(WHAT IS EXPECTED):
Quote the lines that run from the line containing "Emit a Python" down to the line containing "ax.barh(positions, shares, height=0.35, color=BAR_COLOR)". Include both of those lines, reproduce each exactly, and omit everything else.

--- GIVEN INFORMATION ---

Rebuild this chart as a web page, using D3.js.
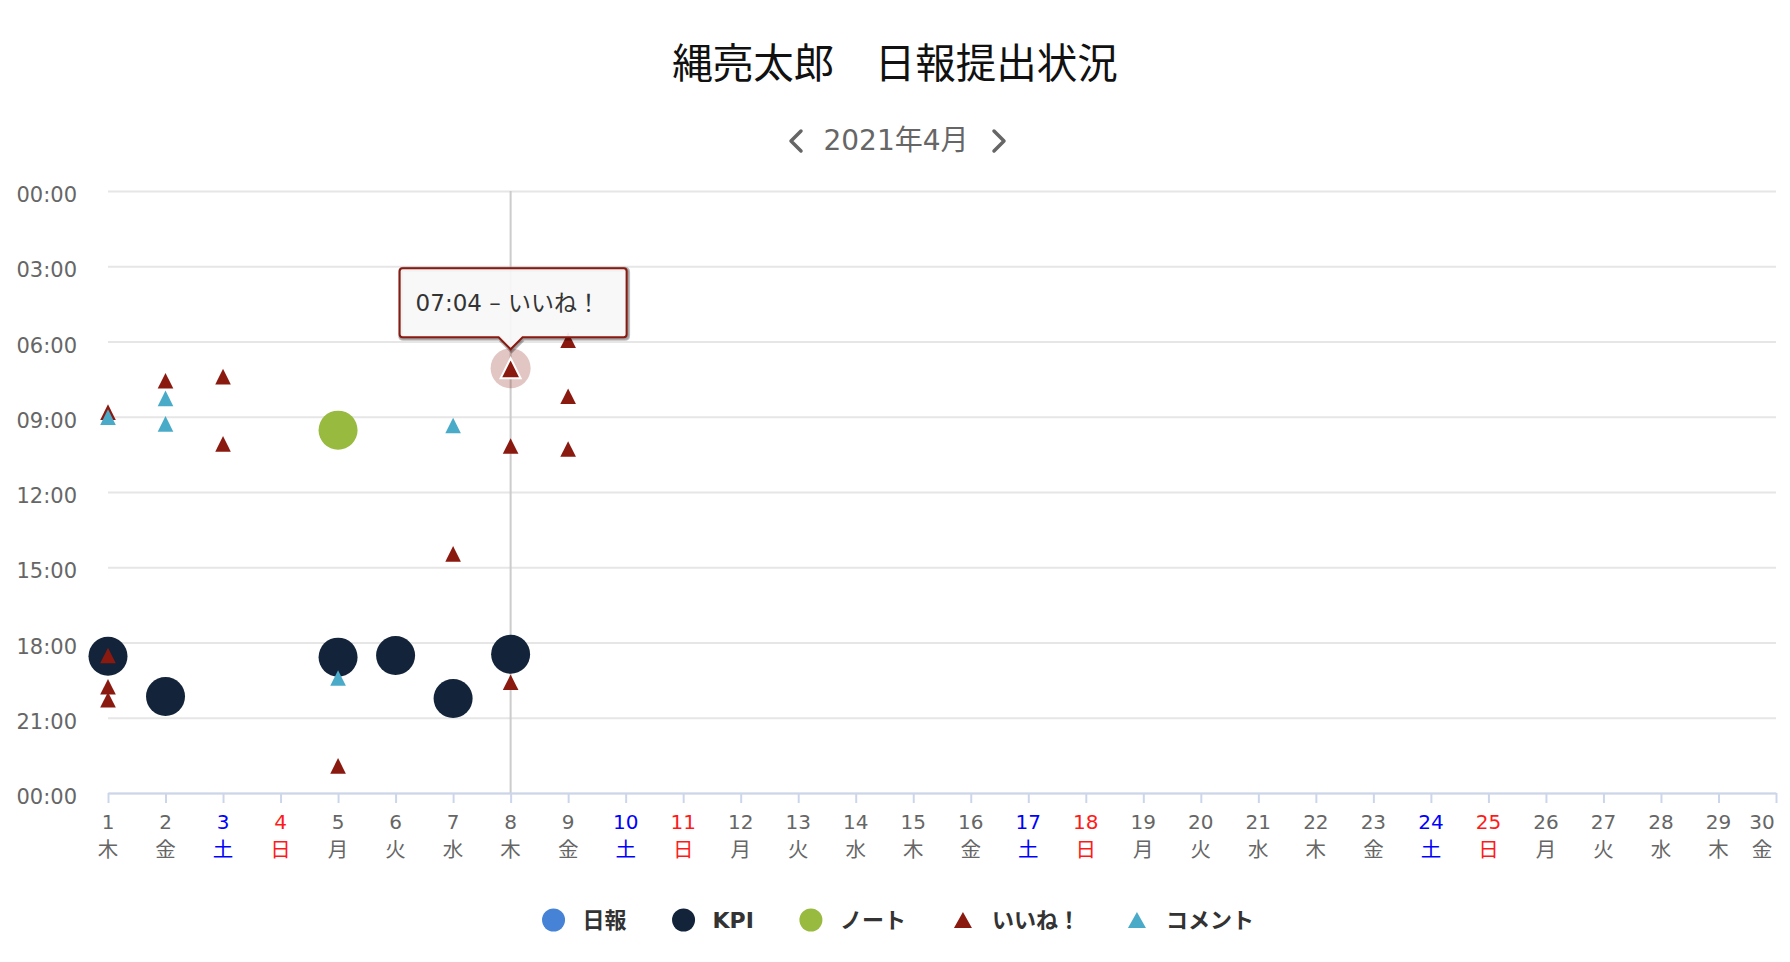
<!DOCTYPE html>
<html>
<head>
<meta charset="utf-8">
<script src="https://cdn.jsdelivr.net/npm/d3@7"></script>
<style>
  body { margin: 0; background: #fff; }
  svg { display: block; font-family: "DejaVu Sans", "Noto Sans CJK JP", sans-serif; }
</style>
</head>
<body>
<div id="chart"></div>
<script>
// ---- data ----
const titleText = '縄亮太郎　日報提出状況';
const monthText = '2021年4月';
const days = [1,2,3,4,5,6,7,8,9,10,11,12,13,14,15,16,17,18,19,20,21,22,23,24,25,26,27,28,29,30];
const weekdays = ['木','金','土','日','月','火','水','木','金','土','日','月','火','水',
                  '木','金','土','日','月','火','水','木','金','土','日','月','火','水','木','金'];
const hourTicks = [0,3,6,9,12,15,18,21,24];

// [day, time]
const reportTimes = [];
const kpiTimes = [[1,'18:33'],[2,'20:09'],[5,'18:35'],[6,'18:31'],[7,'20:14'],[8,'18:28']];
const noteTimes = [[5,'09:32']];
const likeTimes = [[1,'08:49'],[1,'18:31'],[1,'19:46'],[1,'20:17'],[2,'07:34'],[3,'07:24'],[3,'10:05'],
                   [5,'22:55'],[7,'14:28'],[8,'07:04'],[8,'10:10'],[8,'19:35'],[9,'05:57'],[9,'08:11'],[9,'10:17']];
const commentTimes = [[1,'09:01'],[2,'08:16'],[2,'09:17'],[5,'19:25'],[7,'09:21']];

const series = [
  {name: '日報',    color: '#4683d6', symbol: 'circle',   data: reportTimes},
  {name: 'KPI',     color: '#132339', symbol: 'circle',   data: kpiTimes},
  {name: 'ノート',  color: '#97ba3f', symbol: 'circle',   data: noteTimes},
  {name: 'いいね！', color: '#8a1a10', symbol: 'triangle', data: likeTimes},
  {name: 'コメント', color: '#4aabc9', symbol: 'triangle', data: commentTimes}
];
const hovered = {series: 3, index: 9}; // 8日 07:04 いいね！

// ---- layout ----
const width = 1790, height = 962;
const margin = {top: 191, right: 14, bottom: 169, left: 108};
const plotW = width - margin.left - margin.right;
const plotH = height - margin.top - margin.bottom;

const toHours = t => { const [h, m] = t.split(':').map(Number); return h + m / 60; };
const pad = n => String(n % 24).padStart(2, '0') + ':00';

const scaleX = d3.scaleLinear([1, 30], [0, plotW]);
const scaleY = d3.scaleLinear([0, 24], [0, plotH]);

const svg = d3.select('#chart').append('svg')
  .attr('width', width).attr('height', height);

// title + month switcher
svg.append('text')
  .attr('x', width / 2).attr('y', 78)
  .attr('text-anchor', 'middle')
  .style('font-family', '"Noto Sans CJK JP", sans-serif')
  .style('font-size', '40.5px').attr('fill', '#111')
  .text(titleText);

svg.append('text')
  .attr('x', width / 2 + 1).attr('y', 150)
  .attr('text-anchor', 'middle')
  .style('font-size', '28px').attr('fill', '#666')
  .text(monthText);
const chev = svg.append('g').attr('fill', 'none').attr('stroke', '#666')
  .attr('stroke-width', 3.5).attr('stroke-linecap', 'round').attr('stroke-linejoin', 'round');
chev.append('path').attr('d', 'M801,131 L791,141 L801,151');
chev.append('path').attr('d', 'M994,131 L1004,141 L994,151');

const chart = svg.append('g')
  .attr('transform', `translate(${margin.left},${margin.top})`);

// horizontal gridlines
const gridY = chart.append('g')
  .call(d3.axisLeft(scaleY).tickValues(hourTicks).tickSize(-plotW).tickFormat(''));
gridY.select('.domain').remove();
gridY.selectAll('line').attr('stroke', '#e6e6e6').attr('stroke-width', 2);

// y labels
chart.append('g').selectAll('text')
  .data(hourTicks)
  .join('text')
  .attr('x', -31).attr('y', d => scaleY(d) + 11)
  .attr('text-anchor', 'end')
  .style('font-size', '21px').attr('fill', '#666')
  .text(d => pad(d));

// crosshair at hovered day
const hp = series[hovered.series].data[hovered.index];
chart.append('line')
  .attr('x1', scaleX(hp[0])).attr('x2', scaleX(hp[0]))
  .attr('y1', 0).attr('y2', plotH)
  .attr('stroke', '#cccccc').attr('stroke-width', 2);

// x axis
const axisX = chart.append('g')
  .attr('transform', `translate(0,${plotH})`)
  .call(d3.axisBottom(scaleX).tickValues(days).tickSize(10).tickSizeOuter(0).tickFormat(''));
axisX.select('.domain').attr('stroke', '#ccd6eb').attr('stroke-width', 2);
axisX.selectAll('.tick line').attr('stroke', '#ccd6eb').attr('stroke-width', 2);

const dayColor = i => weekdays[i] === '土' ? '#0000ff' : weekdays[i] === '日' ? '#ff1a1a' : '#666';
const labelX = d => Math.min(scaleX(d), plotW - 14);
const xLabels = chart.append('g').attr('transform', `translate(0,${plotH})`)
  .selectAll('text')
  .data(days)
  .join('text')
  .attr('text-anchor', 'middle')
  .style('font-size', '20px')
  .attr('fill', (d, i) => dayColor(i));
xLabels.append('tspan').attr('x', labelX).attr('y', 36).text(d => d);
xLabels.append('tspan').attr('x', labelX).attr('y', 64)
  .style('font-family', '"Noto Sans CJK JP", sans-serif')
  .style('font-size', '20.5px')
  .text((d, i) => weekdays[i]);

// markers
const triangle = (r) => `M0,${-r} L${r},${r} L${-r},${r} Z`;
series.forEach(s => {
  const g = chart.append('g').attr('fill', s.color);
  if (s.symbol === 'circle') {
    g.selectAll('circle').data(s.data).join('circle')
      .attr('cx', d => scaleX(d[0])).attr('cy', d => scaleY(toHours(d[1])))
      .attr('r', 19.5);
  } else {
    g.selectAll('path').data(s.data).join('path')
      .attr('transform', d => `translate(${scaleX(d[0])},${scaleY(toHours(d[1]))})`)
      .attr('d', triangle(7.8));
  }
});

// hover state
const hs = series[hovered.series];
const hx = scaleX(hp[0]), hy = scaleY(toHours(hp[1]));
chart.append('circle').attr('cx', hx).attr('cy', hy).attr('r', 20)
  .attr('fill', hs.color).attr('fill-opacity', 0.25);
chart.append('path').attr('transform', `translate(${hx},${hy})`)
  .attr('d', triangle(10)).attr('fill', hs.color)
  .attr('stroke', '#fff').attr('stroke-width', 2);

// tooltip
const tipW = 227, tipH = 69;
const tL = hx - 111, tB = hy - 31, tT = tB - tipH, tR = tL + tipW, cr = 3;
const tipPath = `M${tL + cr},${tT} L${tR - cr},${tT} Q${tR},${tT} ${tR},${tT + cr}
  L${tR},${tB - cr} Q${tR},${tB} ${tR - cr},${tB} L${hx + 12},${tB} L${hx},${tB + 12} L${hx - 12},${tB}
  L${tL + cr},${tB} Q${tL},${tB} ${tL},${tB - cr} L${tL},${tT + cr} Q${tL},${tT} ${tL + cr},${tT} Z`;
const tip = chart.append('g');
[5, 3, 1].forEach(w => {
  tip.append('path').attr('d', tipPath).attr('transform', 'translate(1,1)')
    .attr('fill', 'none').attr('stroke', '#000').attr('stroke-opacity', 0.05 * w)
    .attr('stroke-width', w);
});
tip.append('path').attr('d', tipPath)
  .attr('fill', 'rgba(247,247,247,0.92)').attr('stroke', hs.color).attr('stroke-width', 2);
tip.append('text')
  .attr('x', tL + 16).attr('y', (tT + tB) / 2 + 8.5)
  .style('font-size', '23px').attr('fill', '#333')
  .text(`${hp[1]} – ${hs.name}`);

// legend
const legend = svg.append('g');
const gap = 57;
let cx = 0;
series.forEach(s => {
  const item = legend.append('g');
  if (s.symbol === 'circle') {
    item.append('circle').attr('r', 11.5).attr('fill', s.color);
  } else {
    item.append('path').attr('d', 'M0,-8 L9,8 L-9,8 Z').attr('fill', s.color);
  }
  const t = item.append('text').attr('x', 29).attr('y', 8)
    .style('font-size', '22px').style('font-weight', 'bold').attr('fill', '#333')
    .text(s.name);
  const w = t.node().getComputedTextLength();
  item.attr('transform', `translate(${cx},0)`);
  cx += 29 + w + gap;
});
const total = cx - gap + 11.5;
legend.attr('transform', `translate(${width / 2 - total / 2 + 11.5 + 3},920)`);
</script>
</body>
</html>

---
--- GIVEN INFORMATION ---

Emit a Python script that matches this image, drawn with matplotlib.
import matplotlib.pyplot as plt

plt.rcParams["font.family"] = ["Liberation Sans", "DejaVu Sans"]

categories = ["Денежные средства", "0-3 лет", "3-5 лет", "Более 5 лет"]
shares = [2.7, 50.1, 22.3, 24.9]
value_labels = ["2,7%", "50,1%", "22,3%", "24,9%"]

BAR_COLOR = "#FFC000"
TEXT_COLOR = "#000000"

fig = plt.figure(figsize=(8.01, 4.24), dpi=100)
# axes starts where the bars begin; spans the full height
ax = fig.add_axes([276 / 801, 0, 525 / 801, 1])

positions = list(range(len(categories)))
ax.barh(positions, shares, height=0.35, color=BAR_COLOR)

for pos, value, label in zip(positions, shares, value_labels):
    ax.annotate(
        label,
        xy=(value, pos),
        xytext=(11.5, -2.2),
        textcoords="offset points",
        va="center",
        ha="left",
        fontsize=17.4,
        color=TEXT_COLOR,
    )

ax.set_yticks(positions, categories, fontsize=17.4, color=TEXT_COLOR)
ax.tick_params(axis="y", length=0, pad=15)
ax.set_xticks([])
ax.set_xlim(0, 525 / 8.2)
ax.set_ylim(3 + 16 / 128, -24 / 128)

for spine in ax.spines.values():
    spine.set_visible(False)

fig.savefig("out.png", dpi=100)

---
--- GIVEN INFORMATION ---

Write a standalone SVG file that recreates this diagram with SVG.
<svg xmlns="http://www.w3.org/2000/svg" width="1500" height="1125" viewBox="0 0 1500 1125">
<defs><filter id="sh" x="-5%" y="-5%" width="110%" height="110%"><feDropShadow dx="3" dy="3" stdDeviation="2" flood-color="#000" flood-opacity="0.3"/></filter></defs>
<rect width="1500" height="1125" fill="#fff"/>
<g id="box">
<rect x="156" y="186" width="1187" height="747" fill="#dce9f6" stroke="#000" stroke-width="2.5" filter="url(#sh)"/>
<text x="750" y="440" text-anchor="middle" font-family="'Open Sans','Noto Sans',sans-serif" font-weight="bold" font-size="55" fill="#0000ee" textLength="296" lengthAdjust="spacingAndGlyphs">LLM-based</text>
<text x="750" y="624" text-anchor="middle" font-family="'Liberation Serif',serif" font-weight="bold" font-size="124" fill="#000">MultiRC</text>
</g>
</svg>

---

(RESULT):
Emit a Python script that matches this image, drawn with matplotlib.
import matplotlib.pyplot as plt

plt.rcParams["font.family"] = ["Liberation Sans", "DejaVu Sans"]

categories = ["Денежные средства", "0-3 лет", "3-5 лет", "Более 5 лет"]
shares = [2.7, 50.1, 22.3, 24.9]
value_labels = ["2,7%", "50,1%", "22,3%", "24,9%"]

BAR_COLOR = "#FFC000"
TEXT_COLOR = "#000000"

fig = plt.figure(figsize=(8.01, 4.24), dpi=100)
# axes starts where the bars begin; spans the full height
ax = fig.add_axes([276 / 801, 0, 525 / 801, 1])

positions = list(range(len(categories)))
ax.barh(positions, shares, height=0.35, color=BAR_COLOR)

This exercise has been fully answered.